American violinist Israel Baker was born in Chicago on 11 February 1919, the youngest of four children of Russian immigrants. He gave his first public concert at the age of six in his native state of Illinois, and by his early teens had won several competititons. A pupil of Adolph Pick, Louis Persinger, Jacques Gordon and Bronisław Huberman, at the age of 22 he was concertmaster of Leopold Stokowski’s All-American Youth Orchestra and later became a member of Arturo Toscanini’s NBC Symphony Orchestra. During WWII he served with the US Army Air Force, stationed in New Jersey, and continued playing, entertaining wounded comrades.

After the war, Baker became a highly paid session musician and gravitated to the West Coast, where he was concertmaster of the Paramount Pictures Studio Orchestra, working with composers Bernard Herrmann, John Williams, John Barry, Franz Waxman, André Previn and Lalo Schifrin. He appeared on many film scores, including Psycho (he led Herrmann’s screaming violin effects accompanying the stabbing of Janet Leigh in the shower scene) and Jonathan Livingstone Seagull.

Baker collaborated with Heifetz and Piatigorsky in their celebrated series of concerts at Carnegie Hall and the Pilgrimage Theater in Los Angeles. Highlights of his recording career include Stravinsky’s l’Histoire du Soldat with the composer conducting, Schoenberg’s Phantasy for Violin & Piano with Glenn Gould, and Rimsky-Korsakov’s Scheherazade, with conductor Erich Leinsdorf.
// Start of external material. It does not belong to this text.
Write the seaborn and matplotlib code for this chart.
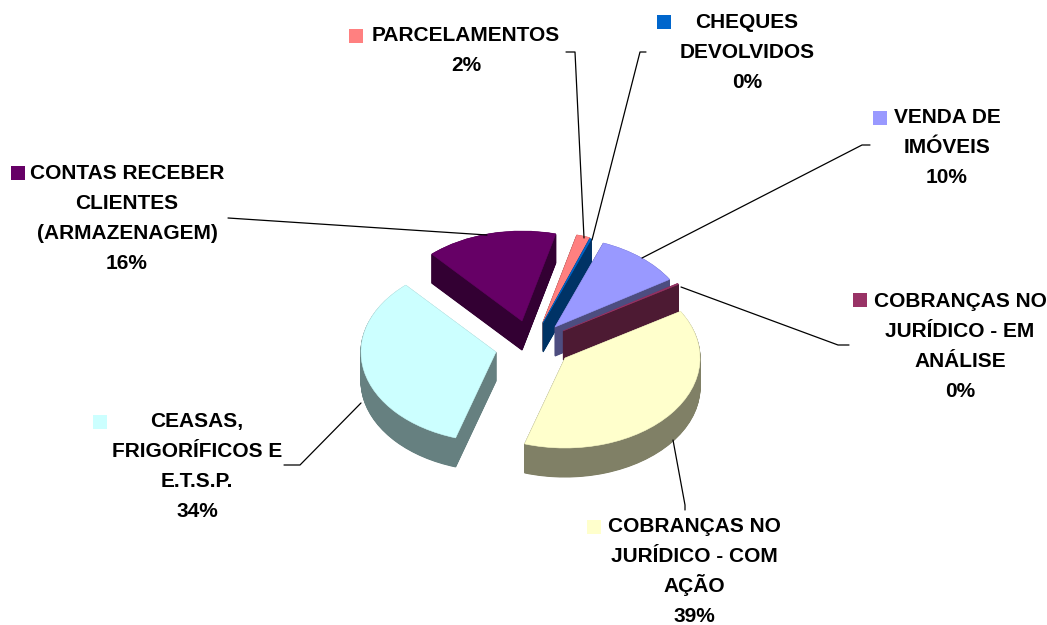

In 1949, after meeting socially at the home of the writer Thomas Mann, Israel and Yaltah decided to form a sonata team, making a joint New York debut in 1951. The Baker-Menuhin Duo went on to premiere – in performance and recording – works by Eric Zeisl, George Antheil, Ernst Krenek, Frank Martin, Louis Gruenberg, Mario Castelnuovo-Tedesco and Walter Piston.

In addition to teaching at Scripps College in California, Baker also served on the adjudication panel for the Satori Strings Contest.

Israel Baker died aged 92 at his home in Studio City, California, on 25 December 2011.